# EXERCISE
Starting at the first line of the listing below, retype each line up to and including the one that contains "ax.set_yticks([100, 200, 300, 400])". Leave pictures out.

— begin PROVIDED MATERIAL —

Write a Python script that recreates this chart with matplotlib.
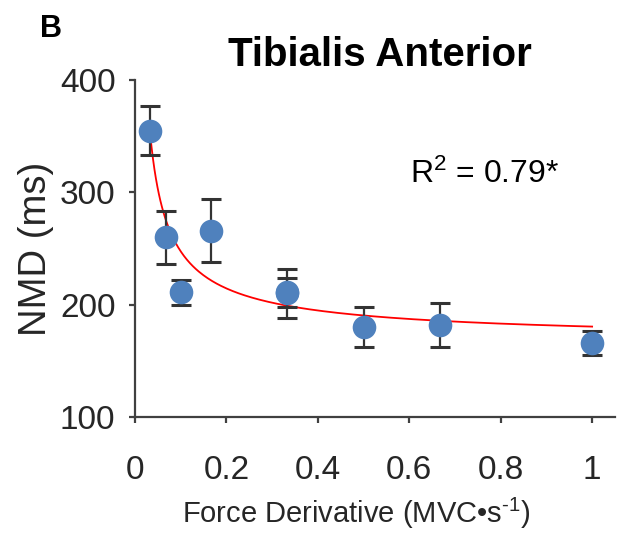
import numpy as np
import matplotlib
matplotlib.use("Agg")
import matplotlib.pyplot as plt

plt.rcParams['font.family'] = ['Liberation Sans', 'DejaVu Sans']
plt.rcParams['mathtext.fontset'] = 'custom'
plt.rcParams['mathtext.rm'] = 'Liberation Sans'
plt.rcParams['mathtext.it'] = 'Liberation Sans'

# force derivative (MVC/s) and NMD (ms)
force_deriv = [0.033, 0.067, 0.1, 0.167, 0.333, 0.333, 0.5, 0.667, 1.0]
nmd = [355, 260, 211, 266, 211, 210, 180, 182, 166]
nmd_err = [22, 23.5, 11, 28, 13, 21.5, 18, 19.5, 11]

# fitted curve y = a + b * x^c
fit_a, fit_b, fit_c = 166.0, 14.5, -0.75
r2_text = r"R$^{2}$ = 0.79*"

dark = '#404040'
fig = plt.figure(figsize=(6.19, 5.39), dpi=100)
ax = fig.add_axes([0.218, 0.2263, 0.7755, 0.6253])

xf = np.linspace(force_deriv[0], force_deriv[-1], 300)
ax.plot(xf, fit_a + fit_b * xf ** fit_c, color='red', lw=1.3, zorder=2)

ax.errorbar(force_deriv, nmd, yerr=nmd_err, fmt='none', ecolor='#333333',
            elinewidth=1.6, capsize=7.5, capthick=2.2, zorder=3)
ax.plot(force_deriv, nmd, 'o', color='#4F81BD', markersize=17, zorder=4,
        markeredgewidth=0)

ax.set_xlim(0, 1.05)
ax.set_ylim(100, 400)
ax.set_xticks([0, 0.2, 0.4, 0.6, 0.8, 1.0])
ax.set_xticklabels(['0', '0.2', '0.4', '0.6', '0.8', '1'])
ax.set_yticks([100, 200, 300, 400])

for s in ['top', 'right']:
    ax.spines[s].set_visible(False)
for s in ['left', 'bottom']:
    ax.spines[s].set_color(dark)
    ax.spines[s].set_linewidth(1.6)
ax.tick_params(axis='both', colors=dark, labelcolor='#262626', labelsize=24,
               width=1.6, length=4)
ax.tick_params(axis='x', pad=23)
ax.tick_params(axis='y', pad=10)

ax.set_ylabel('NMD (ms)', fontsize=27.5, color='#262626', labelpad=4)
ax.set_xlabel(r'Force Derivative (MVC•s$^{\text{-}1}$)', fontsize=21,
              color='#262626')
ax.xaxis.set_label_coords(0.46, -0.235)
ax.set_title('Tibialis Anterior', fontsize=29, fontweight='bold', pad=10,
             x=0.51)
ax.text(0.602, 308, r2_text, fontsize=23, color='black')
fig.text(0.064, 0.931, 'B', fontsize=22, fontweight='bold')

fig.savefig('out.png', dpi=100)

— end PROVIDED MATERIAL —

# SOLUTION TO THE EXERCISE
Write a Python script that recreates this chart with matplotlib.
import numpy as np
import matplotlib
matplotlib.use("Agg")
import matplotlib.pyplot as plt

plt.rcParams['font.family'] = ['Liberation Sans', 'DejaVu Sans']
plt.rcParams['mathtext.fontset'] = 'custom'
plt.rcParams['mathtext.rm'] = 'Liberation Sans'
plt.rcParams['mathtext.it'] = 'Liberation Sans'

# force derivative (MVC/s) and NMD (ms)
force_deriv = [0.033, 0.067, 0.1, 0.167, 0.333, 0.333, 0.5, 0.667, 1.0]
nmd = [355, 260, 211, 266, 211, 210, 180, 182, 166]
nmd_err = [22, 23.5, 11, 28, 13, 21.5, 18, 19.5, 11]

# fitted curve y = a + b * x^c
fit_a, fit_b, fit_c = 166.0, 14.5, -0.75
r2_text = r"R$^{2}$ = 0.79*"

dark = '#404040'
fig = plt.figure(figsize=(6.19, 5.39), dpi=100)
ax = fig.add_axes([0.218, 0.2263, 0.7755, 0.6253])

xf = np.linspace(force_deriv[0], force_deriv[-1], 300)
ax.plot(xf, fit_a + fit_b * xf ** fit_c, color='red', lw=1.3, zorder=2)

ax.errorbar(force_deriv, nmd, yerr=nmd_err, fmt='none', ecolor='#333333',
            elinewidth=1.6, capsize=7.5, capthick=2.2, zorder=3)
ax.plot(force_deriv, nmd, 'o', color='#4F81BD', markersize=17, zorder=4,
        markeredgewidth=0)

ax.set_xlim(0, 1.05)
ax.set_ylim(100, 400)
ax.set_xticks([0, 0.2, 0.4, 0.6, 0.8, 1.0])
ax.set_xticklabels(['0', '0.2', '0.4', '0.6', '0.8', '1'])
ax.set_yticks([100, 200, 300, 400])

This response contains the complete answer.